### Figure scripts
○ ○ ○ ○

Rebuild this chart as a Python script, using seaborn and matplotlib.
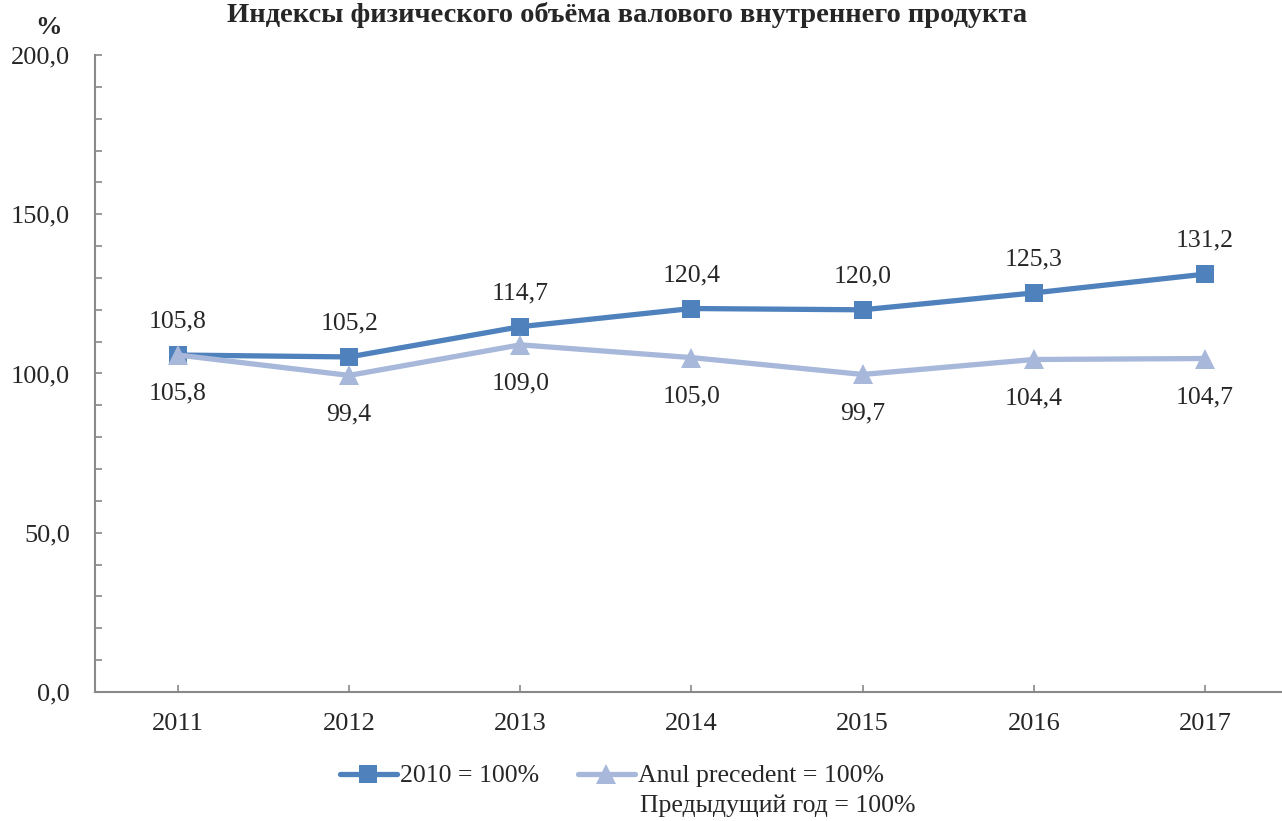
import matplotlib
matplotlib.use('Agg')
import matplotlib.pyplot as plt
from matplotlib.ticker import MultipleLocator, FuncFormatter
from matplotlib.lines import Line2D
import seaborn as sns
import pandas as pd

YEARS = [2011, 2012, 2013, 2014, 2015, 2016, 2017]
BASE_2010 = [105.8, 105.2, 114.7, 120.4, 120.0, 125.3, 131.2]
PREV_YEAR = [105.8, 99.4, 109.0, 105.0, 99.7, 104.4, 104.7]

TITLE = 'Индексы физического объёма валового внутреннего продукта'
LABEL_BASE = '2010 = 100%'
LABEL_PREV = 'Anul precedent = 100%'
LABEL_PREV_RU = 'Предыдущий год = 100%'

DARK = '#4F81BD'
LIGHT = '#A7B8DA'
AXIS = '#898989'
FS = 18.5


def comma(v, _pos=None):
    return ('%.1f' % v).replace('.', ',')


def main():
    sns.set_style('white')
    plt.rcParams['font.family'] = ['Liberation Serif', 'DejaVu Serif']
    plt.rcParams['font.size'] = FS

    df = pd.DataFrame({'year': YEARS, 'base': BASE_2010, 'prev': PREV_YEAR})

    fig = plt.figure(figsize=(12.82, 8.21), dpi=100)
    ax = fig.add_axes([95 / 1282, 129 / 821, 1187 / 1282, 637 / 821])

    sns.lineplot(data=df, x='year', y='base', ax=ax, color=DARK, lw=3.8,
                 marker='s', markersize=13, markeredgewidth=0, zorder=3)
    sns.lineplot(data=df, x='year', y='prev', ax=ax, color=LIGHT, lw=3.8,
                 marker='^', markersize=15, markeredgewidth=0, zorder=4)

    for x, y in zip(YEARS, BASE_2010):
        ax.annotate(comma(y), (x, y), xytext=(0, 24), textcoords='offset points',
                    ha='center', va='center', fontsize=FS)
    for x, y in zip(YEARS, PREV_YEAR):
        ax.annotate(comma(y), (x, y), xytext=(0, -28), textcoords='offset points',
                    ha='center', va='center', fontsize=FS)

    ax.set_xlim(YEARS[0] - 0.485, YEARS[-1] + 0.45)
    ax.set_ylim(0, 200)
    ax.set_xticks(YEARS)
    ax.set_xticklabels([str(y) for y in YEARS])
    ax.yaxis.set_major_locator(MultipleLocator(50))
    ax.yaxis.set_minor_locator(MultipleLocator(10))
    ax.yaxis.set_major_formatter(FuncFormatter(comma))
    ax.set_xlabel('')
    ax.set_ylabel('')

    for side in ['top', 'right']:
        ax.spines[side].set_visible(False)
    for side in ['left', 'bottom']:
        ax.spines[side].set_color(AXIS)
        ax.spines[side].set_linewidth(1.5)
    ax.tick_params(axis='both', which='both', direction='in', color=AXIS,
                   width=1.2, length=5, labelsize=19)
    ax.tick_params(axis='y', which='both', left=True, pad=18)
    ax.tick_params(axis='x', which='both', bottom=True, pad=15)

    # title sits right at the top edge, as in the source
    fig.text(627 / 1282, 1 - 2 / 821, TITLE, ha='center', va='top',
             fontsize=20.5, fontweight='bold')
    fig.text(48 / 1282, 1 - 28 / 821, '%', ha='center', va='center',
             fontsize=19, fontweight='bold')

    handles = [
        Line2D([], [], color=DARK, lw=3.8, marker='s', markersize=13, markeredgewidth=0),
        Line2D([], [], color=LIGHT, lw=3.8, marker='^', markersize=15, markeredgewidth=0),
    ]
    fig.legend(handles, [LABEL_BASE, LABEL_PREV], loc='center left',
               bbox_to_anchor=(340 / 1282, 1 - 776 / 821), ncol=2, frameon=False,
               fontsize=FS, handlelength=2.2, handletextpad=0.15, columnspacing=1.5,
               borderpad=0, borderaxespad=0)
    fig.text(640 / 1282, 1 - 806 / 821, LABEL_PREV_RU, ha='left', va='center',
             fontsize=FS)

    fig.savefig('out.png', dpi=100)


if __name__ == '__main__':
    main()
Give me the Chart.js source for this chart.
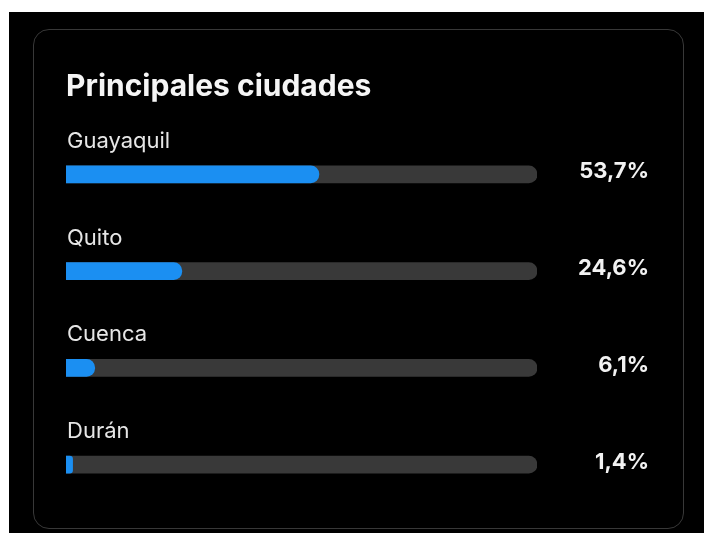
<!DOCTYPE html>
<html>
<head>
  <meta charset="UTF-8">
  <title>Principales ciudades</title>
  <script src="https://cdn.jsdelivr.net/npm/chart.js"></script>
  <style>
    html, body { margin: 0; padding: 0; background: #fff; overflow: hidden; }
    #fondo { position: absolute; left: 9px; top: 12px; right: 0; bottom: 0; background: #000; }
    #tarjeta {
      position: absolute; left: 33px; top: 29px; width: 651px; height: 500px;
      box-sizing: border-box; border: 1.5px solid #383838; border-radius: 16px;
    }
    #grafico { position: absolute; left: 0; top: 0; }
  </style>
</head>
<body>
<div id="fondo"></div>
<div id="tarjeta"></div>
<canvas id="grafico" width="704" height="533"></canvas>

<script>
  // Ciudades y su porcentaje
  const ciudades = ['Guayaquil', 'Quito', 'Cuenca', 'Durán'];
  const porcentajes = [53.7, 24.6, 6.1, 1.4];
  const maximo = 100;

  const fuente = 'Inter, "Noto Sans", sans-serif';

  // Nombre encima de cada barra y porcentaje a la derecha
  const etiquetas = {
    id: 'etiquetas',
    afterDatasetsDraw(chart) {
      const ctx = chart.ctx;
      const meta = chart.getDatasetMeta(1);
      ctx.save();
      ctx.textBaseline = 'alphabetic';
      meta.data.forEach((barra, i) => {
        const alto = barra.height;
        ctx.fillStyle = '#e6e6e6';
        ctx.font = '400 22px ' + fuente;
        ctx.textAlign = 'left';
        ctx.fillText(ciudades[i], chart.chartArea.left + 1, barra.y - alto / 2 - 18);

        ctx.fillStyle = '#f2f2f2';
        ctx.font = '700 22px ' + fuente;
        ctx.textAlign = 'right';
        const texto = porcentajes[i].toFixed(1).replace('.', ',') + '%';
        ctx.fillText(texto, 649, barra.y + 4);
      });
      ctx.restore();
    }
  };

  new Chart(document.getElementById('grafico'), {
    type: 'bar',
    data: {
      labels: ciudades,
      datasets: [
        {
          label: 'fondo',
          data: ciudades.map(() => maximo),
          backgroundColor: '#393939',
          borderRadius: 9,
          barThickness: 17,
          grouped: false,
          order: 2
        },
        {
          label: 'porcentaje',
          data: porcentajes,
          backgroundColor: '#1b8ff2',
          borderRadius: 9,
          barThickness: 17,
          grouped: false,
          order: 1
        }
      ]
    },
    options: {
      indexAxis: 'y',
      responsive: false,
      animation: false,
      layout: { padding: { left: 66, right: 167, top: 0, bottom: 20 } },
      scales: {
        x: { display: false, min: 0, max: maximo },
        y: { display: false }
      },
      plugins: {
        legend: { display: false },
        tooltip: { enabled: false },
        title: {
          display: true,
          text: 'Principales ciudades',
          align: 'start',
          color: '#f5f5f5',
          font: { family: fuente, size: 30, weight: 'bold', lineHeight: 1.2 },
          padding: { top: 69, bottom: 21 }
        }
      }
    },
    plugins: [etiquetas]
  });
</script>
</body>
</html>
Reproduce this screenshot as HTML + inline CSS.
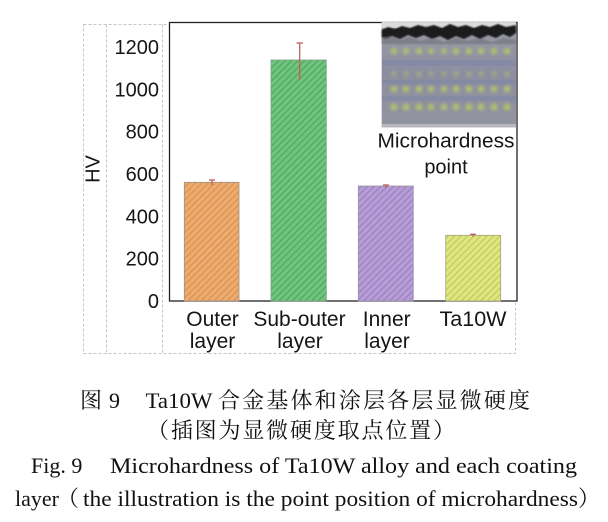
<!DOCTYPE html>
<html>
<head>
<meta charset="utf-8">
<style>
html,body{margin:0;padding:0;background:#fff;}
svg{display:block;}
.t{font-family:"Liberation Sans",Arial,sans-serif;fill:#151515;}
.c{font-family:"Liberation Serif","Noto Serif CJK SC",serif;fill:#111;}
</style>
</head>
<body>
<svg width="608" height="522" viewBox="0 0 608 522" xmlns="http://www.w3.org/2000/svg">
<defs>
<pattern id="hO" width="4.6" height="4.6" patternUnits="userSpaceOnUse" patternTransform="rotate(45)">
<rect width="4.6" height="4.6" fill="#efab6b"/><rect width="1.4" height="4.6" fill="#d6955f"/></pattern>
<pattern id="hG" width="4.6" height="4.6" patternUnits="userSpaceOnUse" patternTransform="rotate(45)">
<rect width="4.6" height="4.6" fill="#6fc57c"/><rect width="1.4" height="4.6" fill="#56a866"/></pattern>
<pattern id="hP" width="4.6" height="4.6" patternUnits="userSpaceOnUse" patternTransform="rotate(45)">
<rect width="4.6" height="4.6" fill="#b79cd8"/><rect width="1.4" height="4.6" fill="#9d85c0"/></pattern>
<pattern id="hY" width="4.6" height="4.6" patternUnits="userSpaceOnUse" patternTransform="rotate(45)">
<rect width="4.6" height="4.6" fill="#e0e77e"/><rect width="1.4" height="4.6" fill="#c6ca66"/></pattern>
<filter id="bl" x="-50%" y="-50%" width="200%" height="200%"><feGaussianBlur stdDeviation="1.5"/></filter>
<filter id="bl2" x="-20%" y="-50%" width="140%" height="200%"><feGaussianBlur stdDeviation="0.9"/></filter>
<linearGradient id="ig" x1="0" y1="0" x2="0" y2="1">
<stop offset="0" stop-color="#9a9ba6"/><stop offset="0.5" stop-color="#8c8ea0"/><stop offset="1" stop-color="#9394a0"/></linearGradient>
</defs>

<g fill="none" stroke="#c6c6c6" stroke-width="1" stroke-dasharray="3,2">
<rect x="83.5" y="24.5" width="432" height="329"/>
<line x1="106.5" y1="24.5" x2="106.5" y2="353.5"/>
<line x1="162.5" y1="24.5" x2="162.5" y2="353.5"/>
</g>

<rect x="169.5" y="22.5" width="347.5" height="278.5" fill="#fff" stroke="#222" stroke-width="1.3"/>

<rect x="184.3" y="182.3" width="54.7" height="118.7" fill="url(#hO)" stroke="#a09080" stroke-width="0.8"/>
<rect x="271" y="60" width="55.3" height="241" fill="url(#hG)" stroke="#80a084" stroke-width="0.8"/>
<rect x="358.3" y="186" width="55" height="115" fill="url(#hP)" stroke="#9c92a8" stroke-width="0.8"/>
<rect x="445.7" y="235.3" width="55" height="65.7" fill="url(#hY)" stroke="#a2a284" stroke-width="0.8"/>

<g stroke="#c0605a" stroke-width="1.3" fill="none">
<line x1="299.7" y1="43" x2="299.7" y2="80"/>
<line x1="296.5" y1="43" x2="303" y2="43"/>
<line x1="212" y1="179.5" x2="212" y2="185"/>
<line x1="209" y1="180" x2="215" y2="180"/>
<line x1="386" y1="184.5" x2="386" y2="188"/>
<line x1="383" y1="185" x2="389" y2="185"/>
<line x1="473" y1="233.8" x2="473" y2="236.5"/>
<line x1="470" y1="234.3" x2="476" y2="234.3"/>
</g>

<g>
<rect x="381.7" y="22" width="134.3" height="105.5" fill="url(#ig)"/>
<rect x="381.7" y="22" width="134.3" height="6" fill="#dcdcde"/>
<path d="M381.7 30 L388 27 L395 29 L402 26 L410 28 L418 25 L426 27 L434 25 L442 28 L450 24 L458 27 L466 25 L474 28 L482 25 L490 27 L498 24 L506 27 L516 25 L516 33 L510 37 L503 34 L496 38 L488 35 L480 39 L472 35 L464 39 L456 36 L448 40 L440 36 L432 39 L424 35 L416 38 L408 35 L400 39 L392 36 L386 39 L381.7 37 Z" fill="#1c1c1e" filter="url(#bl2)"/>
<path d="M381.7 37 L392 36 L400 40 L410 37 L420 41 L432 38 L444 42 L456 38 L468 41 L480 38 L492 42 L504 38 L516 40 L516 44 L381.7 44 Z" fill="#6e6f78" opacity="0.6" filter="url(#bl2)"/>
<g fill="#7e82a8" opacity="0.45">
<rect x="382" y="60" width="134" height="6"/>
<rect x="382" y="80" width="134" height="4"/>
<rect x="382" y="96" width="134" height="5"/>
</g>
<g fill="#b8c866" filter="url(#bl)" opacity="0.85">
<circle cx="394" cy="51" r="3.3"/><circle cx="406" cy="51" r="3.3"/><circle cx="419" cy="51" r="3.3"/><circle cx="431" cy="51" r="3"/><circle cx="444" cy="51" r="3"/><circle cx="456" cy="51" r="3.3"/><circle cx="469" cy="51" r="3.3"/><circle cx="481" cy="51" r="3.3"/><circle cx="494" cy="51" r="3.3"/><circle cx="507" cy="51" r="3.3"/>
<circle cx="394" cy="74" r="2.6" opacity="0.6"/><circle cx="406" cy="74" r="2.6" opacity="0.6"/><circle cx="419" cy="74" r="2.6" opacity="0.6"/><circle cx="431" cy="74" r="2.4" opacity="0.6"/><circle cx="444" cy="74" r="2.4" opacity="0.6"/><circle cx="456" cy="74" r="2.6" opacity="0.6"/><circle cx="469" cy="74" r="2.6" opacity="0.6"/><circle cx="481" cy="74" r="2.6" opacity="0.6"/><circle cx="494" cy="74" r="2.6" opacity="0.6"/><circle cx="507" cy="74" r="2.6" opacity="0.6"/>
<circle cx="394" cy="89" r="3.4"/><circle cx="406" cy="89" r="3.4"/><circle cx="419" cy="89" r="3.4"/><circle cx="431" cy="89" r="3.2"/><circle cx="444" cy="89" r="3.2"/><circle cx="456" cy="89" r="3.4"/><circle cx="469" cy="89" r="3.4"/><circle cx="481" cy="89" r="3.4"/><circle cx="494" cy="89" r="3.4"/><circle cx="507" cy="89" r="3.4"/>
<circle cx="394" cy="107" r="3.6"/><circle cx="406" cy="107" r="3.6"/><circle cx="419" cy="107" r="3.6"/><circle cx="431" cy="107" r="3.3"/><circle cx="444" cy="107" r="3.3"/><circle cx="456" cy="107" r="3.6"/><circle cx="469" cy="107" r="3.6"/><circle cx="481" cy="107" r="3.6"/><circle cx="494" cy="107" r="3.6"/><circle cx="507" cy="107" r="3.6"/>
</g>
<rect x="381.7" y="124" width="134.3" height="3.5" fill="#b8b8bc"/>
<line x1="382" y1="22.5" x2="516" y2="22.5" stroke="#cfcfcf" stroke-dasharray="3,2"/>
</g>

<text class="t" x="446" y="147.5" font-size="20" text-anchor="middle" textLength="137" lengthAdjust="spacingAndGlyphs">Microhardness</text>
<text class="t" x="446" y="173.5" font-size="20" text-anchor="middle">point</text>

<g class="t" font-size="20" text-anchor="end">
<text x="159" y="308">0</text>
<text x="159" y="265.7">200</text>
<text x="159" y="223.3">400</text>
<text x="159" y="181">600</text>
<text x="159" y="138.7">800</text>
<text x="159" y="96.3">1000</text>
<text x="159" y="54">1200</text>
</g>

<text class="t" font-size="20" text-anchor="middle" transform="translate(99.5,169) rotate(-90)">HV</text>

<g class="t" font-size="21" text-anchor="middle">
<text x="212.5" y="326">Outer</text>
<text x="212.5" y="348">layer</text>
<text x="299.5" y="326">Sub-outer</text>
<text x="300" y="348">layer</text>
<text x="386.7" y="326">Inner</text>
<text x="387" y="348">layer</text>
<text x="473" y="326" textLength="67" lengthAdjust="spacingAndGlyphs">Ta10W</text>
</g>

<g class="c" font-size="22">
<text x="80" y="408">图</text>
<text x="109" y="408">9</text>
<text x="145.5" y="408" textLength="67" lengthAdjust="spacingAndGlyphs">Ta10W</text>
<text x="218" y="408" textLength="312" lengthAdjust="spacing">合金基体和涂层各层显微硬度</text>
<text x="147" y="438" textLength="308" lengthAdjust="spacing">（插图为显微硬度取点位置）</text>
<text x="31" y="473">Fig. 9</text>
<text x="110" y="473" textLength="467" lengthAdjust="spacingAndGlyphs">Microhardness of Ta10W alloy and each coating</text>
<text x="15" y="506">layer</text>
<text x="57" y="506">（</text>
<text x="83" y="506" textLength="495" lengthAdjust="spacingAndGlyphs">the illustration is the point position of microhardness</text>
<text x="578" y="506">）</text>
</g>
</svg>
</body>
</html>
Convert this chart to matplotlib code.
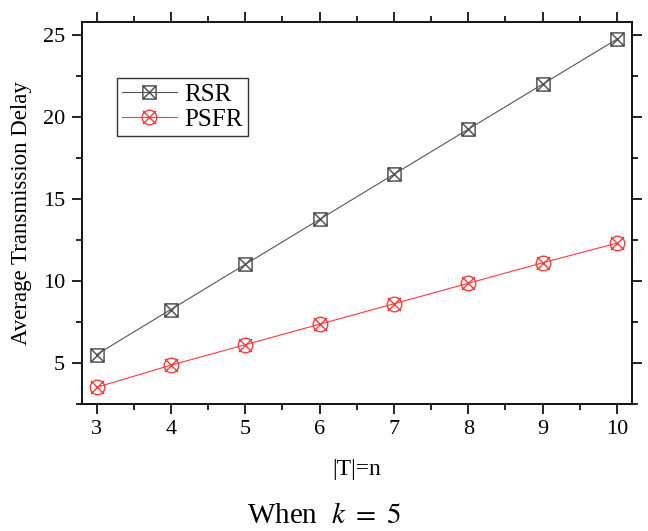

○ ○ ○ ○

### AIM OF THE TASK
Spot every line that holds "this" and copy it.

### RESPONSE TO THE TASK
Rebuild this chart as a Python script, using seaborn and matplotlib.
Give me the Chart.js source for this chart.
Reproduce this screenshot as HTML + inline CSS.
Convert this chart to matplotlib code.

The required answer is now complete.